Whether you’re eight or eighty, if you live in Singapore, you would have heard of this before. This is the formula for Singaporeans. Yes, it seems harmless (and useful, in fact), but could it be that this sentence has also indirectly made us unhappy?
It has been engrained in our mind since we were young that should we study hard and get a nice, general degree like business or engineering, our future is more or less certain. We’ll work in an MNC, get annual increments and finally, retire happily with our CPF funds. Having said that, we should not do anything else—just follow this formula. It has worked for others, so it will work for you.
Imagine a Singaporean as a person walking towards his destination with that formula. During the journey, there might be obstacles. What would he do? Seek advice from his parents, for in the formula, it says, “Don’t take unnecessary risks.

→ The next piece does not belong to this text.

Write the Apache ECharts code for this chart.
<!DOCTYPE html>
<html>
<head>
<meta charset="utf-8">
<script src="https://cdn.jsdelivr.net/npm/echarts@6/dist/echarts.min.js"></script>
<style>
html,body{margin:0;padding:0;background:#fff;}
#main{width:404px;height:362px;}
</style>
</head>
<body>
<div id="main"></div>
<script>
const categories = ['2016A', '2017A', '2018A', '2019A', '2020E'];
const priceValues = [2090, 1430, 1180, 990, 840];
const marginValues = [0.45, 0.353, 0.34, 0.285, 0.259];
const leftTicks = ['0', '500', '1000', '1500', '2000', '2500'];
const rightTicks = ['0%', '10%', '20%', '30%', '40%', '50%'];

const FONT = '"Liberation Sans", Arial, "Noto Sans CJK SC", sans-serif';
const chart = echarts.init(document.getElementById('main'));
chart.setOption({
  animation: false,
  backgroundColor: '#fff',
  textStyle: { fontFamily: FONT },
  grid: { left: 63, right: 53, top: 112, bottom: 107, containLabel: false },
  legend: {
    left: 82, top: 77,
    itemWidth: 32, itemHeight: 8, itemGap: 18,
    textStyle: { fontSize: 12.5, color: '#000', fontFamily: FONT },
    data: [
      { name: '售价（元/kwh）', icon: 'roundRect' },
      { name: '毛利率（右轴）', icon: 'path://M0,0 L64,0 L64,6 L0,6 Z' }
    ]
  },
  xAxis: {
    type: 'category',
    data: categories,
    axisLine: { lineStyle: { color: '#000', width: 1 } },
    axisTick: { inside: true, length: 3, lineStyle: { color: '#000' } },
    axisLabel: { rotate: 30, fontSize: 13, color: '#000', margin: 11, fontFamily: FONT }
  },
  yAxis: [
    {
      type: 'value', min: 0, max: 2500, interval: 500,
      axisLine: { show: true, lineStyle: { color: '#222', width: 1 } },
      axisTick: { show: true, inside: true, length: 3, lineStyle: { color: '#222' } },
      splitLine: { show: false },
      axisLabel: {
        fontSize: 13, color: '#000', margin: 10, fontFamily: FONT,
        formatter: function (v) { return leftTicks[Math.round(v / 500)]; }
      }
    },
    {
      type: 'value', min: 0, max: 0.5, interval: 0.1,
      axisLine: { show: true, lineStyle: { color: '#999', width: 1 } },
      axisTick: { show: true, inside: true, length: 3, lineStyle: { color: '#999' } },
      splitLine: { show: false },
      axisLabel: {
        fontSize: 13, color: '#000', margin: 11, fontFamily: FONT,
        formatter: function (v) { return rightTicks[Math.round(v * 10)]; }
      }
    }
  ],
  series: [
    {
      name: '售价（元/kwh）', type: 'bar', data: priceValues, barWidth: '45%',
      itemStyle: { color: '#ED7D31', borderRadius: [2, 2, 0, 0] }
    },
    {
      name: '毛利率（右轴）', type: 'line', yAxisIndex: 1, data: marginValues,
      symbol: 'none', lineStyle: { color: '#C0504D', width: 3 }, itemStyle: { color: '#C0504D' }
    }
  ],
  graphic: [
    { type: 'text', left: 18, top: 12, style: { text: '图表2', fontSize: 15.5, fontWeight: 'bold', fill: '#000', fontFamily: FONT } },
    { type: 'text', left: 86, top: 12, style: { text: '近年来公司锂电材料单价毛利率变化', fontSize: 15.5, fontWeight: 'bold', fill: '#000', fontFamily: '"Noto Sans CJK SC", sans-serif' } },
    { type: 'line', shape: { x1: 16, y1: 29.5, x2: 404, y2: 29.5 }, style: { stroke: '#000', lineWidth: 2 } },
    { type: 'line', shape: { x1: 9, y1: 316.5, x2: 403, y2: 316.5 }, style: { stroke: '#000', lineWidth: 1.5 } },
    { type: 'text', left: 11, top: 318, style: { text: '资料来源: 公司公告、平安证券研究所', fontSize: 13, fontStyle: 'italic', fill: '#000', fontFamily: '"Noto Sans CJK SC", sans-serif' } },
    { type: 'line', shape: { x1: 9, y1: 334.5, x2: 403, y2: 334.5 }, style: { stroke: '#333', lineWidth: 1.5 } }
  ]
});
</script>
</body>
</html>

Follow the authority’s advice.” What if his parents cannot solve the problem? His parents would seek advice from the Government. After all, all problems will be solved. Just don’t be silly and take any risk. Rule #1: Seek for certainty. Rule #2: Follow #1.
Do you see what has happened? If not, let me spell it out for you: Because so many of us follow this formula, Singaporeans has become robots. After all, robots are programmed with a certain formula (coding), right?

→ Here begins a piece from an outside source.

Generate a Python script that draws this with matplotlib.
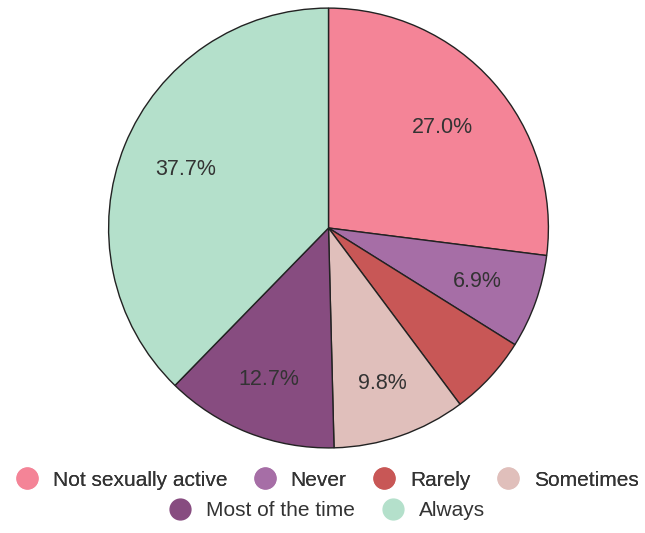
import matplotlib
matplotlib.use("Agg")
import matplotlib.pyplot as plt
import numpy as np
from matplotlib.lines import Line2D

plt.rcParams['font.family'] = ['Liberation Sans', 'DejaVu Sans']

# data
categories = ["Not sexually active", "Never", "Rarely", "Sometimes",
              "Most of the time", "Always"]
shares = [27.0, 6.9, 5.9, 9.8, 12.7, 37.7]
colors = ["#F48497", "#A66EA6", "#C85756", "#E0BFBB", "#874C80", "#B4E0CB"]
# how far out each percent label sits (fraction of radius)
label_radius = [0.69, 0.72, 0.72, 0.75, 0.74, 0.70]

fig = plt.figure(figsize=(6.45, 5.33), dpi=100)
ax = fig.add_axes([107.5/645, 84/533, 442/645, 442/533])

def pct_label(p):
    # small slices get no label
    return f"{p:.1f}%" if p > 6 else ""

wedges, texts, autotexts = ax.pie(
    shares, colors=colors, startangle=90, counterclock=False,
    autopct=pct_label, pctdistance=0.70,
    wedgeprops=dict(edgecolor="#222222", linewidth=1.0),
    textprops=dict(fontsize=15.5, color="#333333"))
for w, t, r in zip(wedges, autotexts, label_radius):
    mid = np.deg2rad((w.theta1 + w.theta2) / 2)
    t.set_position((r * np.cos(mid), r * np.sin(mid)))
ax.set_xlim(-1.005, 1.005)
ax.set_ylim(-1.005, 1.005)
ax.set_aspect("equal")

def handle(c):
    return Line2D([], [], marker="o", linestyle="", markersize=15,
                  markerfacecolor=c, markeredgecolor=c)

opts = dict(loc="center", frameon=False, fontsize=15, handlelength=1.0,
            handletextpad=0.75, columnspacing=1.3, labelcolor="#333333")
x_mid = 0.5 + 5/645
row1 = fig.legend([handle(c) for c in colors[:4]], categories[:4],
                  bbox_to_anchor=(x_mid, 1 - 480/533), ncol=4, **opts)
row2 = fig.legend([handle(c) for c in colors[4:]], categories[4:],
                  bbox_to_anchor=(x_mid, 1 - 511/533), ncol=2, **opts)
fig.add_artist(row1)

fig.savefig("out.png", dpi=100)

Have you seen a robot inventing something? Nope.
Have you seen a robot taking any risk? Nope.
Have you seen a robot enjoying itself? Nope.
In the US, there are many people who quit their full-time job to write full-time. While this leads to an influx of new and unskilled writers in the market, making it a competitive market, it shows one thing: They dare to take the risk. As I do my due diligence on that market, I realize most of them are just worried about one thing: health care (their policy is quite different—just that someone who is employed will have better benefits).
Here in Singapore? Try telling your friends you want to quit your job or school to start a business, and they’ll refer a psychiatrist to you.
What exactly has happened that made us so fearful of change? I’ve read a book—and it says that change is always necessary for growth. It’s hard to be voluntary, but if you don’t change voluntarily, it’s difficult to grow. In Singapore, we seem to undergo change only when we are forced to: from primary school to secondary school. Even these changes are part of our formula.
What do you think? That Singaporean DNA—do you have it, and do you intend to change it?